Requirements:
Out of the lines below, please list those that hold the string "Python".

(Figure scripts)
● ● ● ●

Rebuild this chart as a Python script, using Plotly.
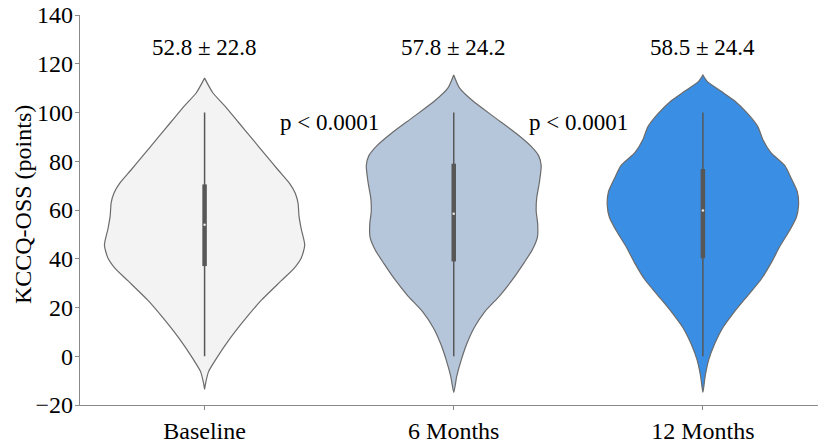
import plotly.graph_objects as go

# ---- data -----------------------------------------------------------------
groups = ["Baseline", "6 Months", "12 Months"]
summary_labels = ["52.8 ± 22.8", "57.8 ± 24.2", "58.5 ± 24.4"]
p_labels = ["p < 0.0001", "p < 0.0001"]

# KDE outline of each violin: score levels and half-width (density, category units)
baseline_y = [-13.6, -11.6, -6.3, -1.0, 7.0, 15.0, 23.0, 31.0, 36.3, 40.3, 45.6,
              52.2, 57.5, 62.9, 66.9, 70.9, 76.2, 82.8, 89.5, 96.1, 102.8, 108.1, 114.1]
baseline_w = [0.000, 0.003, 0.016, 0.047, 0.100, 0.161, 0.228, 0.308, 0.361, 0.388, 0.402,
              0.388, 0.379, 0.375, 0.364, 0.341, 0.297, 0.243, 0.189, 0.135, 0.080, 0.033, 0.000]

m6_y = [-14.8, -8.3, -1.6, 5.0, 11.7, 18.3, 25.0, 31.6, 38.3, 43.6, 48.9, 54.2,
        59.5, 64.9, 71.5, 78.2, 82.2, 86.2, 91.5, 98.1, 104.8, 110.1, 115.4]
m6_w = [0.000, 0.012, 0.030, 0.052, 0.082, 0.125, 0.186, 0.237, 0.282, 0.315, 0.336, 0.337,
        0.331, 0.333, 0.344, 0.351, 0.341, 0.310, 0.250, 0.163, 0.076, 0.023, 0.000]

m12_y = [-14.8, -8.3, -1.6, 5.0, 11.7, 18.3, 25.0, 31.6, 38.3, 44.9, 51.6, 56.9,
         62.2, 67.5, 72.9, 78.2, 83.5, 88.8, 94.1, 99.4, 104.8, 108.8, 112.8, 115.4]
m12_w = [0.000, 0.009, 0.023, 0.047, 0.080, 0.127, 0.181, 0.234, 0.274, 0.308, 0.348, 0.375,
         0.384, 0.379, 0.355, 0.329, 0.273, 0.241, 0.221, 0.181, 0.127, 0.072, 0.017, 0.000]

# box-plot statistics: whisker low, Q1, median, Q3, whisker high
q_low = [0, 0, 0]
q1 = [37.0, 38.9, 40.2]
medians = [53.9, 58.5, 59.8]
q3 = [70.5, 79.0, 76.8]
q_high = [100, 100, 100]

# ---- styling --------------------------------------------------------------
fills = ["#f3f3f3", "#b5c5da", "#3a8ee4"]
edge = "#6b6b6b"
box_col = "#575757"
font_family = "Liberation Serif, Times New Roman, serif"

profiles = [(baseline_y, baseline_w), (m6_y, m6_w), (m12_y, m12_w)]

fig = go.Figure()

for i, (ys, ws) in enumerate(profiles):
    # closed outline: up the left side, down the right side
    xs = [i - w for w in ws] + [i + w for w in reversed(ws)]
    yy = list(ys) + list(reversed(ys))
    fig.add_trace(go.Scatter(
        x=xs, y=yy, mode="lines", fill="toself", fillcolor=fills[i],
        line=dict(color=edge, width=1.2, shape="spline", smoothing=0.6),
        hoverinfo="skip", showlegend=False))
    # whisker
    fig.add_trace(go.Scatter(
        x=[i, i], y=[q_low[i], q_high[i]], mode="lines",
        line=dict(color=box_col, width=1.5), hoverinfo="skip", showlegend=False))
    # interquartile bar
    fig.add_trace(go.Scatter(
        x=[i, i], y=[q1[i], q3[i]], mode="lines",
        line=dict(color=box_col, width=4.5), hoverinfo="skip", showlegend=False))
    # median point
    fig.add_trace(go.Scatter(
        x=[i], y=[medians[i]], mode="markers",
        marker=dict(color="#e8e8e8", size=2.5), hoverinfo="skip", showlegend=False))

# mean ± SD above each violin
for i, lab in enumerate(summary_labels):
    fig.add_annotation(x=i, y=126.5, text=lab, showarrow=False,
                       font=dict(family=font_family, size=23, color="black"),
                       xanchor="center", yanchor="middle")

# p-values between consecutive time points
for i, lab in enumerate(p_labels):
    fig.add_annotation(x=i + 0.5, y=96.0, text=lab, showarrow=False,
                       font=dict(family=font_family, size=23, color="black"),
                       xanchor="center", yanchor="middle")

# y-axis title
fig.add_annotation(xref="paper", yref="paper", x=-0.077, y=0.513,
                   text="KCCQ-OSS (points)", textangle=-90, showarrow=False,
                   font=dict(family=font_family, size=24, color="black"),
                   xanchor="center", yanchor="middle")

axis_line = "#8a8a8a"
fig.update_layout(
    width=818, height=444,
    margin=dict(l=80, r=0, t=15, b=28),
    paper_bgcolor="white", plot_bgcolor="white",
    font=dict(family=font_family, size=24, color="black"),
    xaxis=dict(range=[-0.5, 2.462], tickmode="array", tickvals=[0, 1, 2],
               ticktext=groups, showgrid=False, zeroline=False,
               showline=True, linecolor=axis_line, linewidth=1.3,
               ticks="outside", ticklen=4, tickcolor=axis_line, tickwidth=1.2),
    yaxis=dict(range=[-20, 140], tickmode="array",
               tickvals=[-20, 0, 20, 40, 60, 80, 100, 120, 140],
               ticktext=["\u221220", "0", "20", "40", "60", "80", "100", "120", "140"],
               showgrid=False, zeroline=False,
               showline=True, linecolor=axis_line, linewidth=1.3,
               ticks="outside", ticklen=4, tickcolor=axis_line, tickwidth=1.2,
               ticklabelstandoff=-3),
)

fig.write_html("out.html")
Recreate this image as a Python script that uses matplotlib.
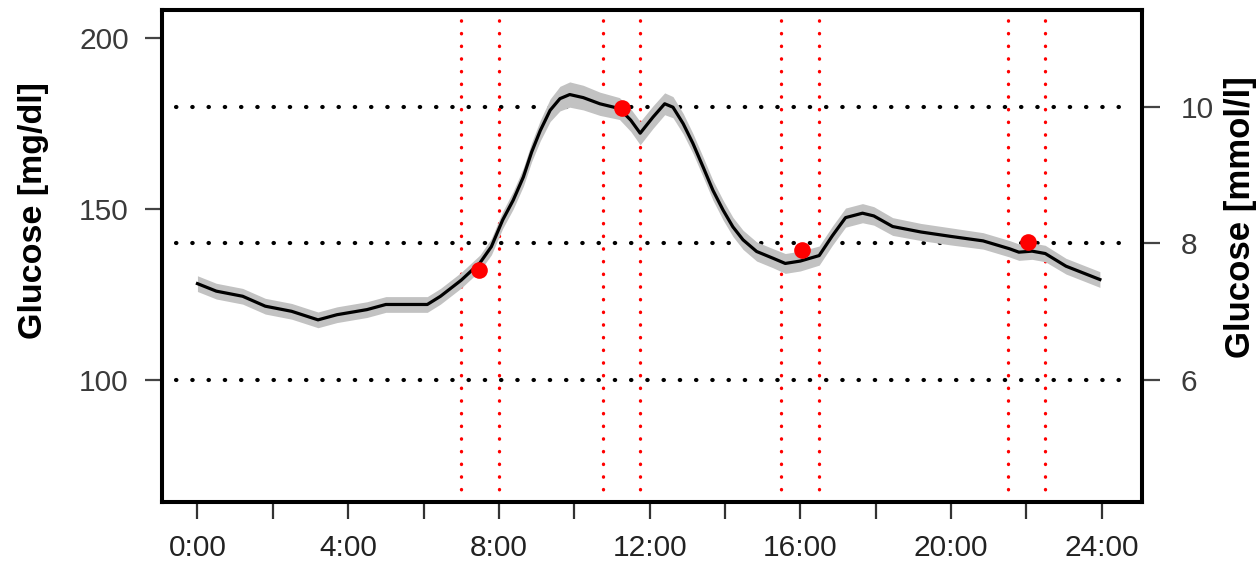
import numpy as np
import matplotlib.pyplot as plt

# mean glucose profile (hours, mg/dl)
hours = [0.0, 0.5, 1.2, 1.8, 2.5, 3.2, 3.7, 4.5, 5.0, 6.1, 6.45, 7.0, 7.5, 7.8,
         8.1, 8.38, 8.65, 8.87, 9.1, 9.36, 9.62, 9.88, 10.24, 10.68, 11.2,
         11.5, 11.75, 12.09, 12.4, 12.62, 12.89, 13.15, 13.42, 13.68, 13.95,
         14.21, 14.48, 14.84, 15.28, 15.6, 16.0, 16.5, 16.85, 17.2, 17.65,
         17.95, 18.45, 19.2, 20.0, 20.85, 21.55, 21.8, 22.15, 22.5, 23.05,
         23.95]
glucose_mgdl = [128.2, 126.0, 124.5, 121.6, 120.1, 117.6, 119.1, 120.6, 122.1,
                122.1, 124.5, 129.2, 134.3, 139.0, 146.8, 152.6, 159.4, 166.7,
                173.0, 178.9, 182.3, 183.5, 182.6, 180.8, 179.4, 176.0, 172.2,
                176.9, 180.8, 179.8, 175.0, 169.2, 162.3, 155.5, 149.7, 144.8,
                141.0, 137.6, 135.6, 134.1, 134.8, 136.4, 142.2, 147.5, 148.8,
                148.0, 144.9, 143.3, 142.0, 140.7, 138.4, 137.4, 137.7, 137.0,
                133.3, 129.4]
# half width of the grey band (mg/dl)
band_half = [2.3, 2.3, 2.3, 2.3, 2.3, 2.3, 2.3, 2.3, 2.3, 2.3, 2.3, 2.3, 2.3,
             2.4, 2.5, 2.6, 2.7, 2.8, 3.0, 3.3, 3.6, 3.7, 3.6, 3.4, 3.2, 3.3,
             3.4, 3.3, 3.2, 3.1, 3.0, 2.9, 2.9, 2.9, 2.9, 2.8, 2.8, 2.8, 2.8,
             2.9, 2.9, 2.8, 2.8, 2.8, 2.8, 2.7, 2.6, 2.5, 2.5, 2.4, 2.4, 2.4,
             2.4, 2.4, 2.3, 2.3]

# meal windows (start, end in hours) and meal markers
meal_start = [7.0, 10.75, 15.5, 21.5]
meal_end = [8.0, 11.75, 16.5, 22.5]
meal_time = [7.46, 11.26, 16.05, 22.03]
meal_glucose = [132.2, 179.6, 138.0, 140.3]

ref_levels = [100, 140, 180]
left_ticks = [100, 150, 200]
right_ticks = [100, 140, 180]
right_labels = ['6', '8', '10']
x_ticks = list(range(0, 25, 2))
x_labels = [f'{h}:00' if h % 4 == 0 else '' for h in x_ticks]

plt.rcParams['font.family'] = ['Liberation Sans', 'DejaVu Sans']

fig = plt.figure(figsize=(12.56, 5.61), dpi=100)
ax = fig.add_axes([0.129, 0.105, 0.78, 0.877])

h = np.array(hours)
g = np.array(glucose_mgdl)
b = np.array(band_half)
ax.fill_between(h, g - b, g + b, color='#c2c2c2', lw=0, zorder=2)
ax.plot(h, g, color='black', lw=2.3, zorder=3, solid_joinstyle='round')

ax.hlines(ref_levels, -0.57, 24.75, colors='black', lw=3,
          linestyles=[(0, (0.1, 3.8))], capstyle='round', zorder=1)
for s, e in zip(meal_start, meal_end):
    for xv in (s, e):
        ax.axvline(xv, color='red', lw=2.4, ls=(0, (0.1, 3.7)),
                   dash_capstyle='round', zorder=1)
ax.plot(meal_time, meal_glucose, 'o', color='red', ms=12, mec='none', zorder=4)

ax.set_xlim(-0.94, 25.06)
ax.set_ylim(64.3, 208.2)
ax.set_xticks(x_ticks)
ax.set_xticklabels(x_labels)
ax.set_yticks(left_ticks)

for sp in ax.spines.values():
    sp.set_linewidth(2.9)
ax.tick_params(axis='x', length=12, width=1.6, pad=11, labelsize=21.5,
               color='#333333', labelcolor='#222222')
ax.tick_params(axis='y', length=12, width=1.6, pad=12, labelsize=21.5,
               color='#444444', labelcolor='#3a3a3a')

ax2 = ax.twinx()
ax2.set_ylim(ax.get_ylim())
ax2.set_yticks(right_ticks)
ax2.set_yticklabels(right_labels)
ax2.tick_params(axis='y', length=13, width=1.6, pad=15, labelsize=21.5,
                color='#444444', labelcolor='#3a3a3a')
for sp in ax2.spines.values():
    sp.set_linewidth(2.9)

fig.text(0.027, 0.625, 'Glucose [mg/dl]', rotation=90, ha='center',
         va='center', fontsize=24.5, fontweight='bold')
fig.text(0.988, 0.613, 'Glucose [mmol/l]', rotation=90, ha='center',
         va='center', fontsize=25, fontweight='bold')

fig.savefig('out.png', dpi=100)
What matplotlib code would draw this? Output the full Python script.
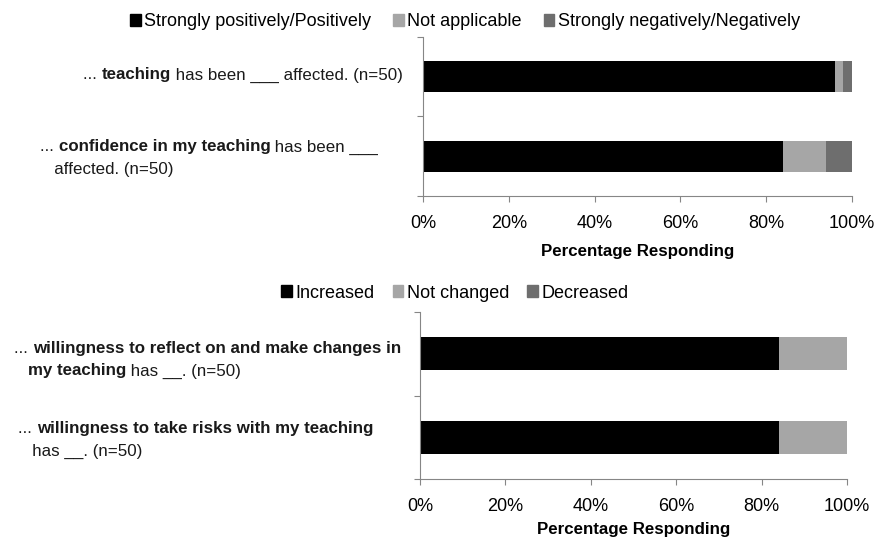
import matplotlib
matplotlib.use("Agg")
import matplotlib.pyplot as plt
from matplotlib.patches import Patch
from matplotlib.offsetbox import TextArea, HPacker, VPacker, AnnotationBbox
from matplotlib.ticker import PercentFormatter

plt.rcParams["font.family"] = ["Liberation Sans Narrow", "Liberation Sans", "DejaVu Sans"]

# --- data ---
top_series = ["Strongly positively/Positively", "Not applicable", "Strongly negatively/Negatively"]
top_values = [[96, 2, 2], [84, 10, 6]]
bottom_series = ["Increased", "Not changed", "Decreased"]
bottom_values = [[84, 16, 0], [84, 16, 0]]
xticks = [0, 20, 40, 60, 80, 100]

colors = ["#000000", "#A6A6A6", "#6E6E6E"]
FS = 13      # legend / tick text
LFS = 12.2   # category labels


def seg(text, bold=False):
    return TextArea(text, textprops=dict(fontsize=LFS, fontweight="bold" if bold else "normal", color="#1a1a1a"))


def line(parts):
    return HPacker(children=[seg(t, b) for t, b in parts], pad=0, sep=0, align="baseline")


def place(fig, box, x, y, align):
    ab = AnnotationBbox(box, (x, y), xycoords="figure pixels", box_alignment=align,
                        frameon=False, pad=0)
    fig.add_artist(ab)


def draw_bars(ax, values, labels, labelpad):
    ypos = [0.5, 1.5]
    for i, row in enumerate(values):
        left = 0
        for j, v in enumerate(row):
            ax.barh(ypos[i], v, left=left, height=0.39, color=colors[j],
                    edgecolor="none", label=labels[j] if i == 0 else None)
            left += v
    ax.set_ylim(2, 0)
    ax.set_xlim(0, 100)
    ax.set_yticks([0, 1, 2])
    ax.set_yticklabels([])
    ax.set_xticks(xticks)
    ax.xaxis.set_major_formatter(PercentFormatter(decimals=0))
    for s in ["top", "right"]:
        ax.spines[s].set_visible(False)
    for s in ["left", "bottom"]:
        ax.spines[s].set_color("#868686")
    ax.tick_params(axis="both", color="#868686", length=4, direction="out", labelsize=FS)
    ax.tick_params(axis="x", pad=10)
    ax.set_xlabel("Percentage Responding", fontweight="bold", fontsize=12.2, labelpad=labelpad)


fig = plt.figure(figsize=(8.74, 5.4), dpi=100)
H = 540

ax1 = fig.add_axes([423 / 874, 1 - 196 / 540, 429 / 874, 159 / 540])
draw_bars(ax1, top_values, top_series, 8)
ax2 = fig.add_axes([420 / 874, 1 - 479 / 540, 427 / 874, 167 / 540])
draw_bars(ax2, bottom_values, bottom_series, 5)

handles1 = [Patch(color=c) for c in colors]
fig.legend(handles1, top_series, loc="center", bbox_to_anchor=(465 / 874, 1 - 22 / 540),
           ncol=3, frameon=False, handlelength=0.6, handleheight=0.6, handletextpad=0.2,
           columnspacing=1.2, fontsize=FS)
fig.legend(handles1, bottom_series, loc="center", bbox_to_anchor=(455 / 874, 1 - 293 / 540),
           ncol=3, frameon=False, handlelength=0.6, handleheight=0.6, handletextpad=0.2,
           columnspacing=1.0, fontsize=FS)

# category labels
place(fig, line([("... ", False), ("teaching", True), (" has been ___ affected. (n=50)", False)]),
      403, H - 75, (1, 0.5))
place(fig, VPacker(children=[
    line([("... ", False), ("confidence in my teaching", True), (" has been ___", False)]),
    line([("   affected. (n=50)", False)])], pad=0, sep=5, align="left"),
      40, H - 158, (0, 0.5))
place(fig, VPacker(children=[
    line([("... ", False), ("willingness to reflect on and make changes in", True)]),
    line([("   ", False), ("my teaching", True), (" has __. (n=50)", False)])], pad=0, sep=5, align="left"),
      14, H - 360, (0, 0.5))
place(fig, VPacker(children=[
    line([("... ", False), ("willingness to take risks with my teaching", True)]),
    line([("   has __. (n=50)", False)])], pad=0, sep=5, align="left"),
      18, H - 440, (0, 0.5))

fig.savefig("out.png", dpi=100)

● ● ● ●

Solution to the exercise:
Rebuild this chart as a Python script, using Plotly.
Recreate this image as a Python script that uses matplotlib.
What matplotlib code would draw this? Output the full Python script.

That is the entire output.